_Data section:_

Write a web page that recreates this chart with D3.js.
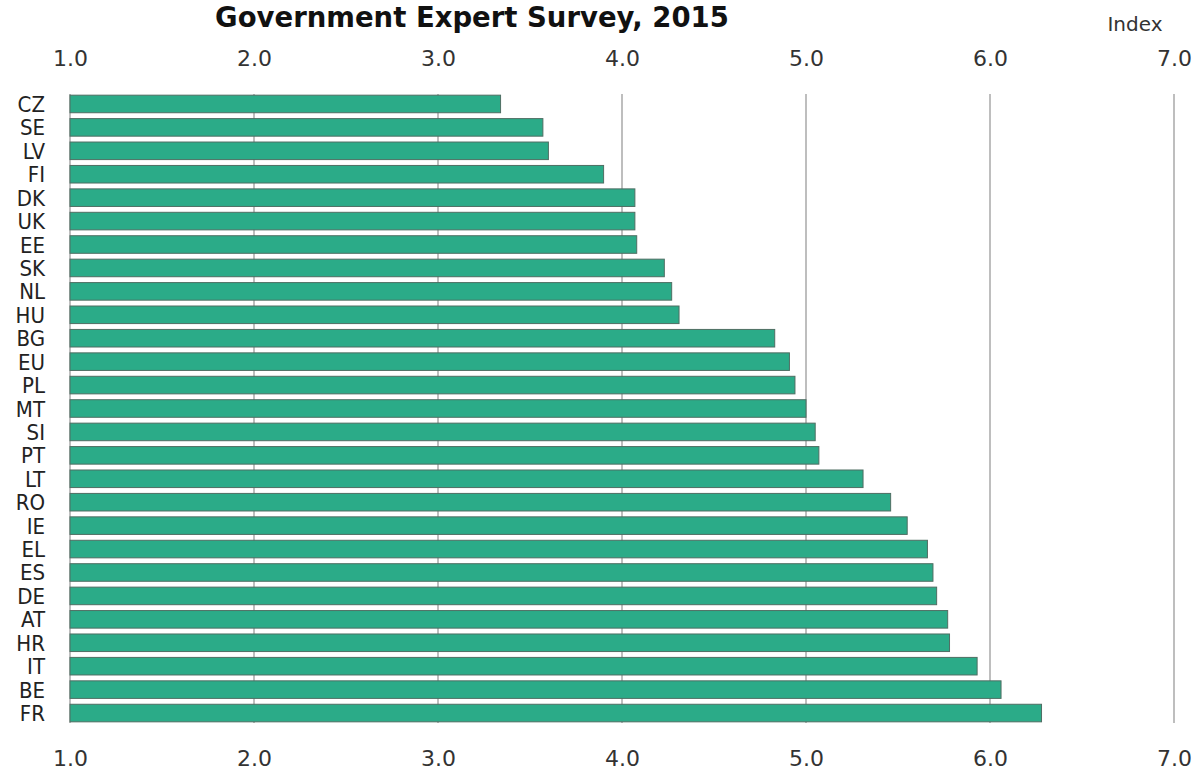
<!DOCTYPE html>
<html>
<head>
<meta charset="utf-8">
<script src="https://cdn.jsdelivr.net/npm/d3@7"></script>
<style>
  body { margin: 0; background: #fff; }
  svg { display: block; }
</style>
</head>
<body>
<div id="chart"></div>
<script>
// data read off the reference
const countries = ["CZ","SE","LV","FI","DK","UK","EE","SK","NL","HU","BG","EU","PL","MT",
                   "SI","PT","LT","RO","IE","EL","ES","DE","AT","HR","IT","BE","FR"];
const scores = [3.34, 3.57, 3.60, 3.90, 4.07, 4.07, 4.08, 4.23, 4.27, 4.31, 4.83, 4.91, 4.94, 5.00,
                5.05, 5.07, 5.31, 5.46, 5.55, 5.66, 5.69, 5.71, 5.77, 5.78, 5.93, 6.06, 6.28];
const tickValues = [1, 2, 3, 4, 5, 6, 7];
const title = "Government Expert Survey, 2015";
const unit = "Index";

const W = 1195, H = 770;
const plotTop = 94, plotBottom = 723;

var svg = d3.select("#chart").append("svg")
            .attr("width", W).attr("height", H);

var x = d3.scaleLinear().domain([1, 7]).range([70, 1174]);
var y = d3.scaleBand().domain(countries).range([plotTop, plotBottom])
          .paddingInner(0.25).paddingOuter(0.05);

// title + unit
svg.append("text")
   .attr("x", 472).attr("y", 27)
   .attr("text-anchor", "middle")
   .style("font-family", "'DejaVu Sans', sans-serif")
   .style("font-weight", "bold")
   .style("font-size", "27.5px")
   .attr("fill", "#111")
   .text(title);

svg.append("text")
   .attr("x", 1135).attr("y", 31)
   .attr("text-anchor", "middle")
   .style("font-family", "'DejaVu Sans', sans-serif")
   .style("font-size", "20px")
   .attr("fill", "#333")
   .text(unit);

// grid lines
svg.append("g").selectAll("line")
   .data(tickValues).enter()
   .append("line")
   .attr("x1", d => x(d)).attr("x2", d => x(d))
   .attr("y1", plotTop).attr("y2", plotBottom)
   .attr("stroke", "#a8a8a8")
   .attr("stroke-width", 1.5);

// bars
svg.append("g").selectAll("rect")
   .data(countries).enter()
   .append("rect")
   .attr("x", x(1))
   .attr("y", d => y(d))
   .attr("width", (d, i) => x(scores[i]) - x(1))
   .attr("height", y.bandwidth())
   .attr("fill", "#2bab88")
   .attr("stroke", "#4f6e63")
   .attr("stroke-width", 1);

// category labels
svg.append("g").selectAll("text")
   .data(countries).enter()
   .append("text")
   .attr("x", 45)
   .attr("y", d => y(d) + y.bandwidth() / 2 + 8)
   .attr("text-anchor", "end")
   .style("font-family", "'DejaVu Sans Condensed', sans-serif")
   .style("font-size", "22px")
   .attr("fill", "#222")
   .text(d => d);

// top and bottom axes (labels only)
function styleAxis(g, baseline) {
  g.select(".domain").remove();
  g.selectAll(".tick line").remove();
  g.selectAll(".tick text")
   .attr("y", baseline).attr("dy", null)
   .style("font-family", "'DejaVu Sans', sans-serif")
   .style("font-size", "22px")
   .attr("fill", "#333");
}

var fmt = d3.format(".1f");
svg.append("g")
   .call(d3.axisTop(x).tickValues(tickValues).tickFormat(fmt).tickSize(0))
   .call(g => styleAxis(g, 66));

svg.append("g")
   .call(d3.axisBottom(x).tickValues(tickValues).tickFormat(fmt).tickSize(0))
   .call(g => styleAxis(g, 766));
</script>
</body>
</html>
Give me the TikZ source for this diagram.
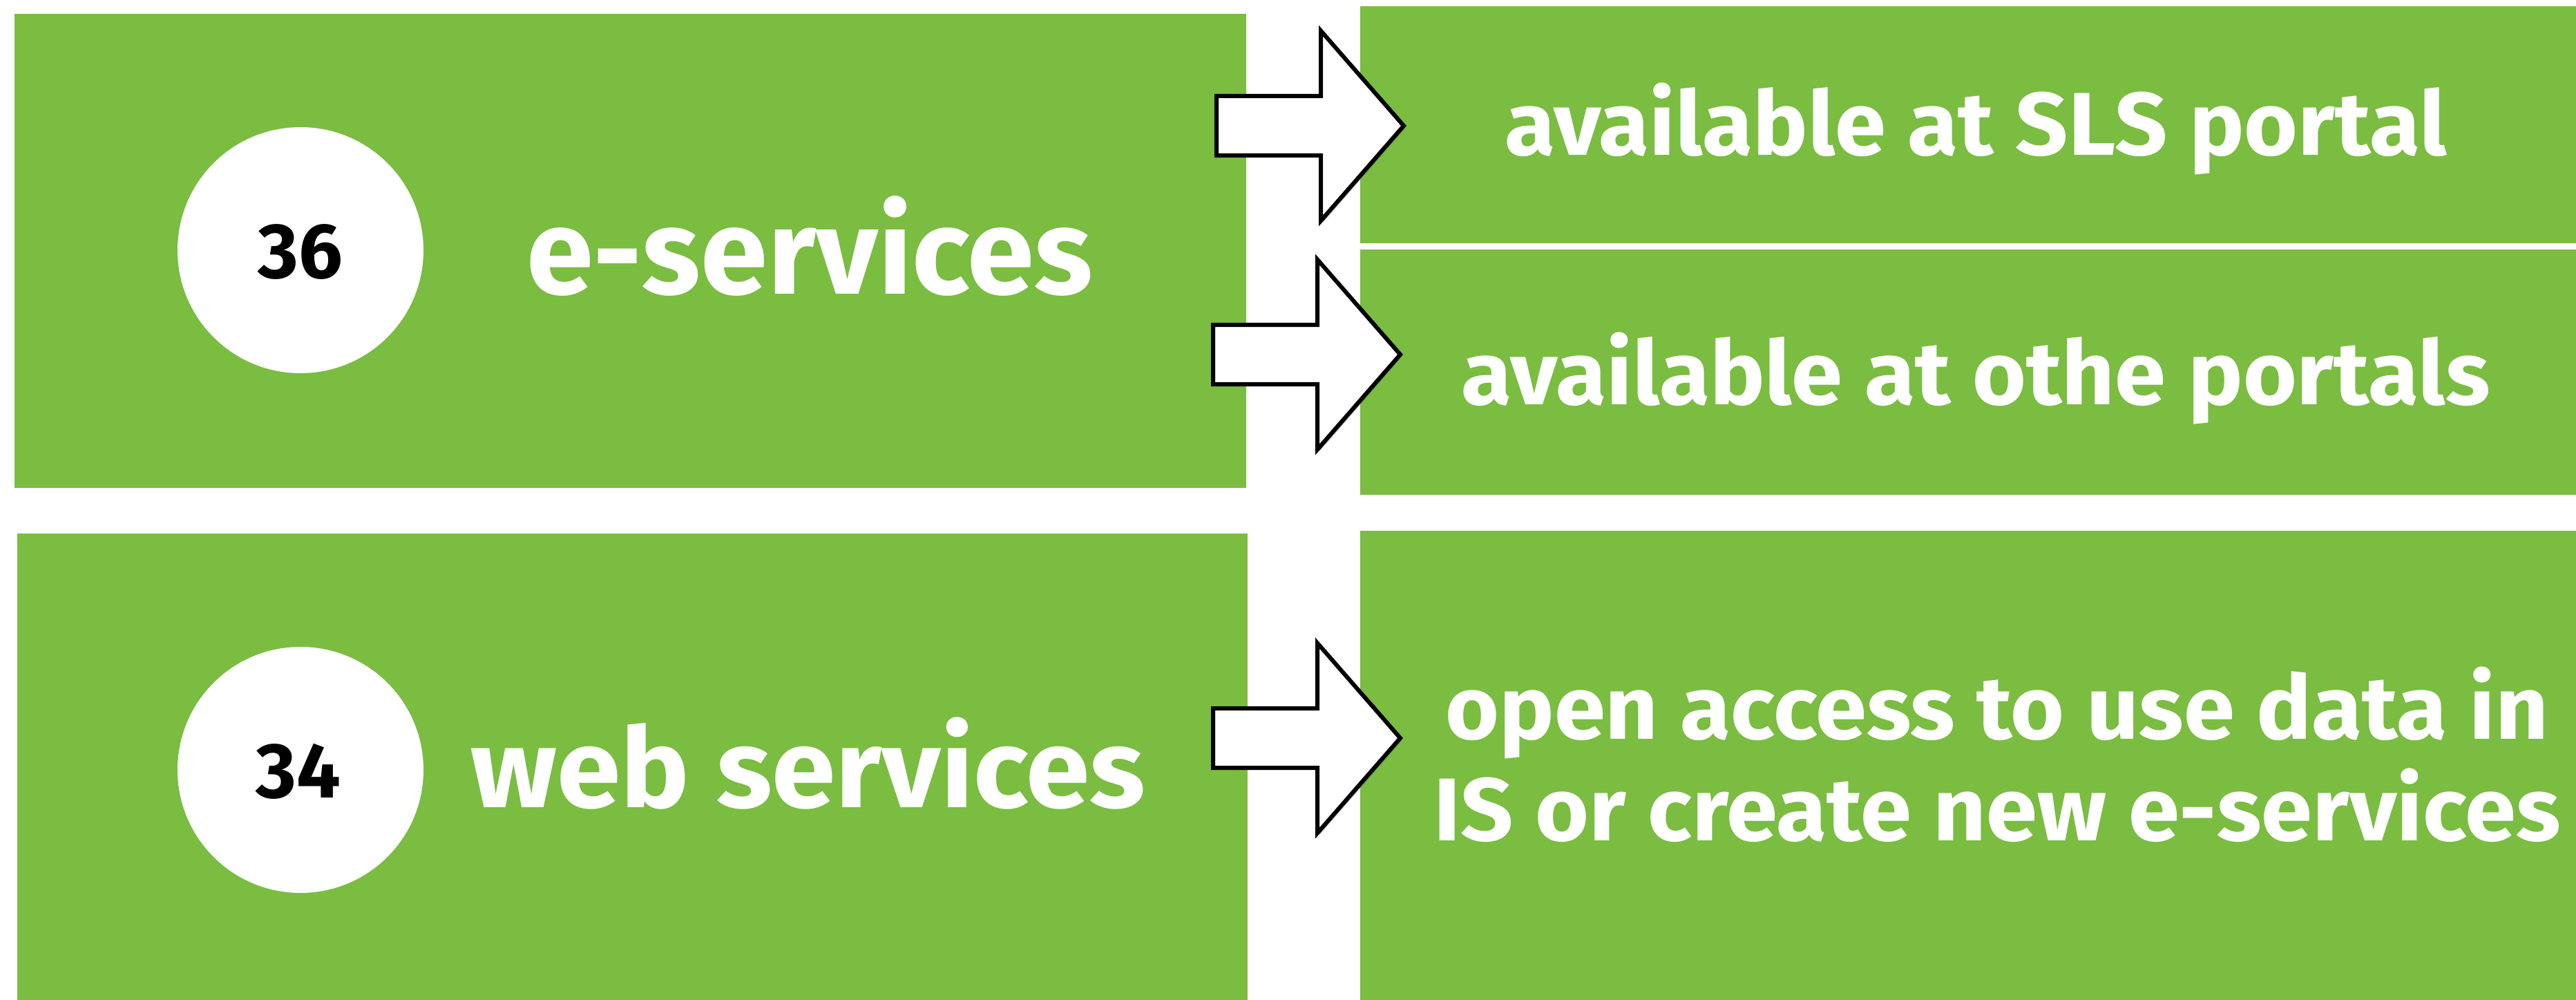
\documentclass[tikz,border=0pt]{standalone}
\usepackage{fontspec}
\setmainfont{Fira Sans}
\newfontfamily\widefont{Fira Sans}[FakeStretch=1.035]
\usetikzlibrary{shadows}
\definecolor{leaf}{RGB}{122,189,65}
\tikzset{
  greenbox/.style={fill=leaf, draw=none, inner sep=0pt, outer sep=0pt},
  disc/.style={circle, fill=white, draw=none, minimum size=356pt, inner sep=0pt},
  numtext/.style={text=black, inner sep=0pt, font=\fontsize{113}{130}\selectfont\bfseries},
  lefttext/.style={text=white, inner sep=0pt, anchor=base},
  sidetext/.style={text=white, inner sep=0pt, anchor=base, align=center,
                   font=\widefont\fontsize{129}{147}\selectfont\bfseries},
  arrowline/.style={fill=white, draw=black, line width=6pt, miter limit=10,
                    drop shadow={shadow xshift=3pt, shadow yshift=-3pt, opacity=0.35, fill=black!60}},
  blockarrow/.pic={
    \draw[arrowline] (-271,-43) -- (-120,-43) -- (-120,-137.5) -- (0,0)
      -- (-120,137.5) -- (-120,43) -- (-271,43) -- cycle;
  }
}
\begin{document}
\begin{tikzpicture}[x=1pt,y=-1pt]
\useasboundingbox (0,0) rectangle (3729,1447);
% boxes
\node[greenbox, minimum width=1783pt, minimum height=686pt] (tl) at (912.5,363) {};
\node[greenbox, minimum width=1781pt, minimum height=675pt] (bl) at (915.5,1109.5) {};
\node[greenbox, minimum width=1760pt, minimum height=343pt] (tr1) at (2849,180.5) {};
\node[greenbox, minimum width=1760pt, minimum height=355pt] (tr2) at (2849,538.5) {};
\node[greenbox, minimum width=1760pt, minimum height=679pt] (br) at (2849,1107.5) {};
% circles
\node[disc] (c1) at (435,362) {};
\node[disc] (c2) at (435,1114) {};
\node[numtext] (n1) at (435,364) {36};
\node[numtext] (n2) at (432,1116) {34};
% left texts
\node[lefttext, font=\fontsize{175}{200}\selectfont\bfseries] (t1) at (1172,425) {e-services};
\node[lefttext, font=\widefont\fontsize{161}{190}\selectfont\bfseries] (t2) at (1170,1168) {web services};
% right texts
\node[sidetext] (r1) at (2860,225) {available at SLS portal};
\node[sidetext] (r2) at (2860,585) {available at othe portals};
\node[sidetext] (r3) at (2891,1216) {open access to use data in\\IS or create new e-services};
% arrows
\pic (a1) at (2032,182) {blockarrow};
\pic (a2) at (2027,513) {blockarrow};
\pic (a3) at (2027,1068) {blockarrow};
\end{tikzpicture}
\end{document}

_Instructions for the task:_
Write out each entry exactly as given, omitting any picture.

_Full output:_
Write a web page that recreates this chart with D3.js.
<!DOCTYPE html>
<html>
<head>
<meta charset="utf-8">
<script src="https://cdn.jsdelivr.net/npm/d3@7"></script>
<style>
  body { margin: 0; background: #fff; }
  svg { display: block; }
</style>
</head>
<body>
<div id="chart"></div>
<script>
// data read off the reference
const countries = ["CZ","SE","LV","FI","DK","UK","EE","SK","NL","HU","BG","EU","PL","MT",
                   "SI","PT","LT","RO","IE","EL","ES","DE","AT","HR","IT","BE","FR"];
const scores = [3.34, 3.57, 3.60, 3.90, 4.07, 4.07, 4.08, 4.23, 4.27, 4.31, 4.83, 4.91, 4.94, 5.00,
                5.05, 5.07, 5.31, 5.46, 5.55, 5.66, 5.69, 5.71, 5.77, 5.78, 5.93, 6.06, 6.28];
const tickValues = [1, 2, 3, 4, 5, 6, 7];
const title = "Government Expert Survey, 2015";
const unit = "Index";

const W = 1195, H = 770;
const plotTop = 94, plotBottom = 723;

var svg = d3.select("#chart").append("svg")
            .attr("width", W).attr("height", H);

var x = d3.scaleLinear().domain([1, 7]).range([70, 1174]);
var y = d3.scaleBand().domain(countries).range([plotTop, plotBottom])
          .paddingInner(0.25).paddingOuter(0.05);

// title + unit
svg.append("text")
   .attr("x", 472).attr("y", 27)
   .attr("text-anchor", "middle")
   .style("font-family", "'DejaVu Sans', sans-serif")
   .style("font-weight", "bold")
   .style("font-size", "27.5px")
   .attr("fill", "#111")
   .text(title);

svg.append("text")
   .attr("x", 1135).attr("y", 31)
   .attr("text-anchor", "middle")
   .style("font-family", "'DejaVu Sans', sans-serif")
   .style("font-size", "20px")
   .attr("fill", "#333")
   .text(unit);

// grid lines
svg.append("g").selectAll("line")
   .data(tickValues).enter()
   .append("line")
   .attr("x1", d => x(d)).attr("x2", d => x(d))
   .attr("y1", plotTop).attr("y2", plotBottom)
   .attr("stroke", "#a8a8a8")
   .attr("stroke-width", 1.5);

// bars
svg.append("g").selectAll("rect")
   .data(countries).enter()
   .append("rect")
   .attr("x", x(1))
   .attr("y", d => y(d))
   .attr("width", (d, i) => x(scores[i]) - x(1))
   .attr("height", y.bandwidth())
   .attr("fill", "#2bab88")
   .attr("stroke", "#4f6e63")
   .attr("stroke-width", 1);

// category labels
svg.append("g").selectAll("text")
   .data(countries).enter()
   .append("text")
   .attr("x", 45)
   .attr("y", d => y(d) + y.bandwidth() / 2 + 8)
   .attr("text-anchor", "end")
   .style("font-family", "'DejaVu Sans Condensed', sans-serif")
   .style("font-size", "22px")
   .attr("fill", "#222")
   .text(d => d);

// top and bottom axes (labels only)
function styleAxis(g, baseline) {
  g.select(".domain").remove();
  g.selectAll(".tick line").remove();
  g.selectAll(".tick text")
   .attr("y", baseline).attr("dy", null)
   .style("font-family", "'DejaVu Sans', sans-serif")
   .style("font-size", "22px")
   .attr("fill", "#333");
}

var fmt = d3.format(".1f");
svg.append("g")
   .call(d3.axisTop(x).tickValues(tickValues).tickFormat(fmt).tickSize(0))
   .call(g => styleAxis(g, 66));

svg.append("g")
   .call(d3.axisBottom(x).tickValues(tickValues).tickFormat(fmt).tickSize(0))
   .call(g => styleAxis(g, 766));
</script>
</body>
</html>
Give me the TikZ source for this diagram.
\documentclass[tikz,border=0pt]{standalone}
\usepackage{fontspec}
\setmainfont{Fira Sans}
\newfontfamily\widefont{Fira Sans}[FakeStretch=1.035]
\usetikzlibrary{shadows}
\definecolor{leaf}{RGB}{122,189,65}
\tikzset{
  greenbox/.style={fill=leaf, draw=none, inner sep=0pt, outer sep=0pt},
  disc/.style={circle, fill=white, draw=none, minimum size=356pt, inner sep=0pt},
  numtext/.style={text=black, inner sep=0pt, font=\fontsize{113}{130}\selectfont\bfseries},
  lefttext/.style={text=white, inner sep=0pt, anchor=base},
  sidetext/.style={text=white, inner sep=0pt, anchor=base, align=center,
                   font=\widefont\fontsize{129}{147}\selectfont\bfseries},
  arrowline/.style={fill=white, draw=black, line width=6pt, miter limit=10,
                    drop shadow={shadow xshift=3pt, shadow yshift=-3pt, opacity=0.35, fill=black!60}},
  blockarrow/.pic={
    \draw[arrowline] (-271,-43) -- (-120,-43) -- (-120,-137.5) -- (0,0)
      -- (-120,137.5) -- (-120,43) -- (-271,43) -- cycle;
  }
}
\begin{document}
\begin{tikzpicture}[x=1pt,y=-1pt]
\useasboundingbox (0,0) rectangle (3729,1447);
% boxes
\node[greenbox, minimum width=1783pt, minimum height=686pt] (tl) at (912.5,363) {};
\node[greenbox, minimum width=1781pt, minimum height=675pt] (bl) at (915.5,1109.5) {};
\node[greenbox, minimum width=1760pt, minimum height=343pt] (tr1) at (2849,180.5) {};
\node[greenbox, minimum width=1760pt, minimum height=355pt] (tr2) at (2849,538.5) {};
\node[greenbox, minimum width=1760pt, minimum height=679pt] (br) at (2849,1107.5) {};
% circles
\node[disc] (c1) at (435,362) {};
\node[disc] (c2) at (435,1114) {};
\node[numtext] (n1) at (435,364) {36};
\node[numtext] (n2) at (432,1116) {34};
% left texts
\node[lefttext, font=\fontsize{175}{200}\selectfont\bfseries] (t1) at (1172,425) {e-services};
\node[lefttext, font=\widefont\fontsize{161}{190}\selectfont\bfseries] (t2) at (1170,1168) {web services};
% right texts
\node[sidetext] (r1) at (2860,225) {available at SLS portal};
\node[sidetext] (r2) at (2860,585) {available at othe portals};
\node[sidetext] (r3) at (2891,1216) {open access to use data in\\IS or create new e-services};
% arrows
\pic (a1) at (2032,182) {blockarrow};
\pic (a2) at (2027,513) {blockarrow};
\pic (a3) at (2027,1068) {blockarrow};
\end{tikzpicture}
\end{document}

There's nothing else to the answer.